Pero el salto al profesionalismo, lejos de empujar al barrio, lo licuó: Liberal dejó de competir en 1935 y Estudiantil en 1939, mientras que Alvear se alió a Unión de Caseros, una historia que luego devendría en el actual J. J. de Urquiza de la B Metropolitana. El caso de Almagro es modélico: terminó en el partido de Tres de Febrero, una migración al conurbano que también padecieron otros equipos nombrados por sus barrios porteños de origen: desde Chacarita en San Martín y Colegiales en Munro hasta Lugano en Tapiales y Liniers en San Justo. CABA invade GBA.
Lo que sucedió fue muy sencillo: la expansión del fútbol fue contemporánea a la de ese micro-barrio, que empezó a abrir nuevas calles que fueron mutilando las canchas preexistentes. Padilla cortó al medio la de Liberal, Pasaje del Parque la de Alvear, y la actual Jauretche las de Estudiantil y Almagro, también viviseccionada por la aparición de Portugal.
En ese transcurso desolador para el fulbito en Centenario, el potrero empezó a mover tierra a uno de los costados del Parque. Desde pibes que estaban en las Inferiores de un club hasta otros que no habían prosperado. También gente del barrio sin currículum ni pedigrí. Equipos de veteranos. Y hasta una especie de "selección" del potrero que se armó para jugar en un torneo. Ahí estuvo uno de los mitos máximos de ese campito: el Topo, quien la leyenda señala como el tipo que más goles hizo en esos arcos sobre avenida Patricias Argentinas.
Visto con óptica cenital, el potrero es uno de los pocos lugares del Parque donde no hay verde.

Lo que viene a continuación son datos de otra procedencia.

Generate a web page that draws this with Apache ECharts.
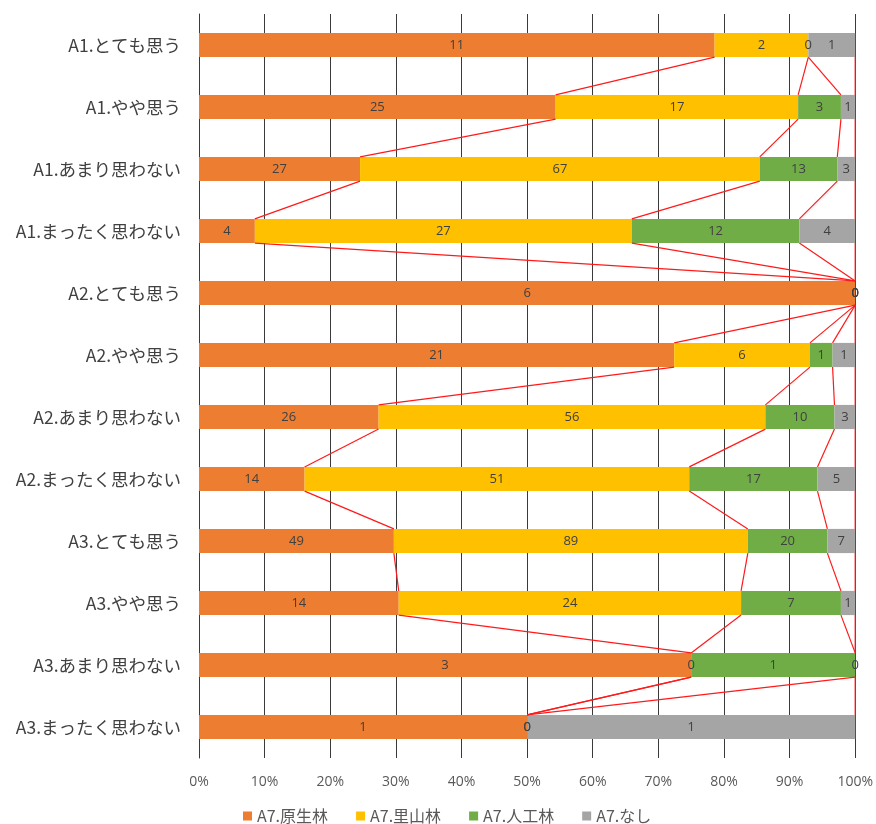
<!DOCTYPE html>
<html>
<head>
<meta charset="utf-8">
<script src="https://cdn.jsdelivr.net/npm/echarts@6/dist/echarts.min.js"></script>
<style>
  html, body { margin: 0; padding: 0; background: #ffffff; }
  #chart { width: 876px; height: 824px; }
</style>
</head>
<body>
<div id="chart"></div>
<script>
// Categories, top to bottom
const categories = [
  'A1.とても思う', 'A1.やや思う', 'A1.あまり思わない', 'A1.まったく思わない',
  'A2.とても思う', 'A2.やや思う', 'A2.あまり思わない', 'A2.まったく思わない',
  'A3.とても思う', 'A3.やや思う', 'A3.あまり思わない', 'A3.まったく思わない'
];
const seriesNames = ['A7.原生林', 'A7.里山林', 'A7.人工林', 'A7.なし'];

// Response counts per category
const genseirin   = [11, 25, 27,  4, 6, 21, 26, 14, 49, 14, 3, 1];
const satoyamarin = [ 2, 17, 67, 27, 0,  6, 56, 51, 89, 24, 0, 0];
const jinkourin   = [ 0,  3, 13, 12, 0,  1, 10, 17, 20,  7, 1, 0];
const nashi       = [ 1,  1,  3,  4, 0,  1,  3,  5,  7,  1, 0, 1];

const colors = ['#ED7D31', '#FFC000', '#70AD47', '#A5A5A5'];
const BAR_RATIO = 0.39;

const counts = [genseirin, satoyamarin, jinkourin, nashi];
const totals = categories.map((_, i) => counts.reduce((s, a) => s + a[i], 0));
const shares = counts.map(a => a.map((v, i) => v / totals[i] * 100));
// right edge of each stacked segment, per category
const edges = categories.map((_, i) => {
  let s = 0;
  return shares.map(a => Math.min(100, (s += a[i])));
});

const barSeries = seriesNames.map((name, k) => ({
  name,
  type: 'bar',
  stack: 'total',
  barWidth: (BAR_RATIO * 100) + '%',
  itemStyle: { color: colors[k] },
  label: {
    show: true,
    position: 'inside',
    color: '#404040',
    fontSize: 13,
    fontFamily: 'Open Sans, sans-serif',
    formatter: p => String(counts[k][p.dataIndex])
  },
  emphasis: { disabled: true },
  data: shares[k]
}));

// Series lines joining segment ends of neighbouring bars
const seriesLines = {
  type: 'custom',
  silent: true,
  z: 5,
  renderItem(params, api) {
    const i = params.dataIndex;
    const half = api.size([0, 1])[1] * BAR_RATIO / 2;
    const children = edges[i].map((x, k) => {
      const p0 = api.coord([x, i]);
      const p1 = api.coord([edges[i + 1][k], i + 1]);
      return {
        type: 'line',
        shape: { x1: p0[0], y1: p0[1] + half, x2: p1[0], y2: p1[1] - half },
        style: { stroke: '#FF1A1A', lineWidth: 1.2 }
      };
    });
    return { type: 'group', children };
  },
  encode: { x: 0, y: 1 },
  data: categories.slice(0, -1).map((c, i) => [100, i])
};

const chart = echarts.init(document.getElementById('chart'), null, { renderer: 'canvas' });
chart.setOption({
  animation: false,
  backgroundColor: '#ffffff',
  grid: { left: 199, right: 20, top: 14, bottom: 66, containLabel: false },
  legend: {
    data: seriesNames,
    top: 803,
    left: 238,
    icon: 'rect',
    itemWidth: 9,
    itemHeight: 9,
    itemGap: 28,
    textStyle: {
      color: '#595959',
      fontSize: 16,
      fontFamily: 'Noto Sans CJK JP, sans-serif',
      width: 80,
      overflow: 'none'
    }
  },
  xAxis: {
    type: 'value',
    min: 0,
    max: 100,
    interval: 10,
    axisLine: { show: false },
    axisTick: { show: false },
    splitLine: { show: true, lineStyle: { color: '#3a3a3a', width: 1 } },
    axisLabel: {
      formatter: '{value}%',
      color: '#595959',
      fontSize: 14,
      fontFamily: 'Open Sans, sans-serif',
      margin: 17
    }
  },
  yAxis: {
    type: 'category',
    inverse: true,
    data: categories,
    axisLine: { show: true, lineStyle: { color: '#3a3a3a', width: 1 } },
    axisTick: { show: false },
    axisLabel: {
      color: '#404040',
      fontSize: 17.5,
      fontFamily: 'Noto Sans CJK JP, sans-serif',
      margin: 18
    }
  },
  series: [...barSeries, seriesLines]
});
</script>
</body>
</html>
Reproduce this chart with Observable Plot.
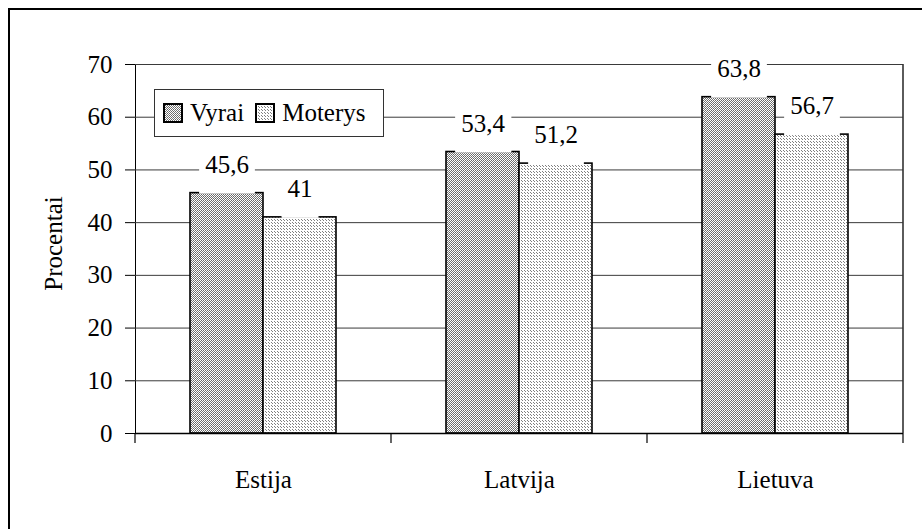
<!DOCTYPE html>
<html><head><meta charset="utf-8">
<script src="https://cdn.jsdelivr.net/npm/d3@7"></script>
<script src="https://cdn.jsdelivr.net/npm/@observablehq/plot@0.6"></script>
<style>
html,body{margin:0;padding:0;background:#fff;}
#wrap{position:relative;width:922px;height:529px;overflow:hidden;font-family:Liberation Serif, serif;}
#outer{position:absolute;left:8px;top:8px;width:960px;height:560px;border-left:2px solid #000;border-top:2px solid #000;pointer-events:none;box-sizing:border-box;}
#legend{position:absolute;left:154px;top:89px;width:230px;height:48px;box-sizing:border-box;border:1px solid #333;background:#fff;display:flex;align-items:center;padding-left:8px;font-size:25px;color:#000;font-family:Liberation Serif, serif;}
#legend .item{display:flex;align-items:center;margin-right:11px;}
#legend svg{margin-right:7px;display:block;}
svg text{font-family:Liberation Serif, serif;}
</style></head><body>
<div id="wrap"><div id="chart"></div><div id="outer"></div><div id="legend"></div></div>
<script>
const countries = ["Estija", "Latvija", "Lietuva"];
const series = ["Vyrai", "Moterys"];
const vyrai = [45.6, 53.4, 63.8];
const moterys = [41, 51.2, 56.7];
const yTicks = [0, 10, 20, 30, 40, 50, 60, 70];
const yLabel = "Procentai";
const patternIds = ["patV", "patM"];
const FONT = "Liberation Serif";

const data = countries.flatMap((c, i) => [
  {country: c, series: series[0], value: vyrai[i]},
  {country: c, series: series[1], value: moterys[i]}
]);
const fmt = v => String(v).replace(".", ",");

const plot = Plot.plot({
  width: 922, height: 529,
  marginLeft: 134, marginRight: 19, marginTop: 64, marginBottom: 96,
  style: {fontFamily: FONT, fontSize: "25px", color: "#000", background: "transparent"},
  fx: {domain: countries, padding: 0, axis: "bottom", tickSize: 0, tickPadding: 37, label: null},
  x: {domain: series, paddingInner: 0, paddingOuter: 0.744, axis: null},
  y: {domain: [0, 70], ticks: yTicks, tickSize: 10, tickPadding: 13, label: null, line: true},
  color: {domain: series, range: patternIds.map(id => `url(#${id})`)},
  marks: [
    Plot.ruleY(yTicks.filter(t => t > 0), {stroke: "#3a3a3a", strokeWidth: 1}),
    Plot.barY(data, {fx: "country", x: "series", y: "value", fill: "series", stroke: "#000", strokeWidth: 1.6}),
    Plot.ruleY([0], {stroke: "#000", strokeWidth: 1.6}),
    Plot.text(data, {fx: "country", x: "series", y: "value", text: d => fmt(d.value), dy: -28.5, fontSize: 25, fill: "#000"})
  ]
});
document.getElementById("chart").appendChild(plot);

const svg = d3.select(plot);
svg.attr("font-family", FONT);

const defs = svg.insert("defs", ":first-child");
const pv = defs.append("pattern").attr("id", "patV").attr("patternUnits", "userSpaceOnUse").attr("width", 2).attr("height", 2);
pv.append("rect").attr("width", 2).attr("height", 2).attr("fill", "#fff");
pv.append("rect").attr("x", 0).attr("y", 0).attr("width", 1).attr("height", 1).attr("fill", "#666");
pv.append("rect").attr("x", 1).attr("y", 1).attr("width", 1).attr("height", 1).attr("fill", "#777");
const pm = defs.append("pattern").attr("id", "patM").attr("patternUnits", "userSpaceOnUse").attr("width", 3).attr("height", 3);
pm.append("rect").attr("width", 3).attr("height", 3).attr("fill", "#fff");
pm.append("rect").attr("x", 0).attr("y", 0).attr("width", 1).attr("height", 1).attr("fill", "#808080");
pm.append("rect").attr("x", 1).attr("y", 1).attr("width", 1).attr("height", 1).attr("fill", "#808080");

// frame right border, category boundary ticks and y label from the library's scales
const fxs = plot.scale("fx"), ys = plot.scale("y");
const bounds = countries.map(c => fxs.apply(c)).concat([fxs.apply(countries[countries.length - 1]) + fxs.bandwidth]);
const y0 = ys.apply(0), yTop = ys.apply(yTicks[yTicks.length - 1]);
const g = svg.append("g");
g.append("line").attr("x1", bounds[bounds.length - 1]).attr("x2", bounds[bounds.length - 1]).attr("y1", yTop).attr("y2", y0).attr("stroke", "#333").attr("stroke-width", 1.6);
bounds.forEach(b => g.append("line").attr("x1", b).attr("x2", b).attr("y1", y0).attr("y2", y0 + 10).attr("stroke", "#000").attr("stroke-width", 1.2));
g.append("text").attr("transform", `translate(${bounds[0] - 73},${(y0 + yTop) / 2 - 5}) rotate(-90)`)
  .attr("text-anchor", "middle").attr("font-size", 25).attr("fill", "#000").text(yLabel);

// white boxes behind value labels (reach down to the bar top)
const labelSet = new Set(data.map(d => fmt(d.value)));
const svgRect = plot.getBoundingClientRect();
svg.selectAll("text").filter(function() { return labelSet.has(this.textContent); }).each(function() {
  const t = this, bb = t.getBBox();
  const inv = t.getScreenCTM().inverse();
  const value = +t.textContent.replace(",", ".");
  const p = new DOMPoint(svgRect.left, svgRect.top + ys.apply(value)).matrixTransform(inv);
  const r = document.createElementNS("http://www.w3.org/2000/svg", "rect");
  r.setAttribute("x", bb.x - 6);
  r.setAttribute("width", bb.width + 12);
  r.setAttribute("y", bb.y - 1);
  r.setAttribute("height", Math.max(0, p.y + 1 - (bb.y - 1)));
  r.setAttribute("fill", "#fff");
  if (t.getAttribute("transform")) r.setAttribute("transform", t.getAttribute("transform"));
  t.parentNode.insertBefore(r, t);
});

// legend
const leg = d3.select("#legend");
series.forEach((s, i) => {
  const it = leg.append("div").attr("class", "item");
  const sw = it.append("svg").attr("width", 20).attr("height", 20);
  sw.append("rect").attr("x", 1).attr("y", 1).attr("width", 18).attr("height", 18).attr("fill", `url(#${patternIds[i]})`).attr("stroke", "#000").attr("stroke-width", 2);
  it.append("span").text(s);
});
</script>
</body></html>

Se impone esa tierra áspera. Y mágica. Frente a la imponente fachada del Hospital Naval, con sus ojos de buey y parasoles amarillos como pestañas, el tiempo alumbró en ese potrero un recinto sagrado: el último de su especie en Buenos Aires.
El último potrero de tierra –un problema cuando llueve, el mismo de siempre–, libre y gratuito. Sin árbitro ni horarios. Salvo los del Parque, que desde hace unos años se cierra a la noche. En esa enrejada frenética, el potrero quedó arrinconado entre cuatro altos alambrados. Dicen que lo hicieron para que la pelota no se vaya a cualquier lado. Es cierto. Pero también fue una forma de cercar un lugar que se resistió a desaparecer.
El Parque Centenario tuvo numerosas reformas en sus 111 años. Y varias veces se quiso usar el espacio del potrero para otras finalidades. Achicarlo. Incluso pavimentarlo. La alambrada parece ser una especie de armisticio: un respeto final a ese potrero en tiempos de reurbanizaciones extrañas con Starbucks en plazas, mucho cemento y cámaras por todos lados. Un potrero con botines, zapatillas, camisetas de distintos colores y un árbol que los futbolistas esquivan respetuosamente.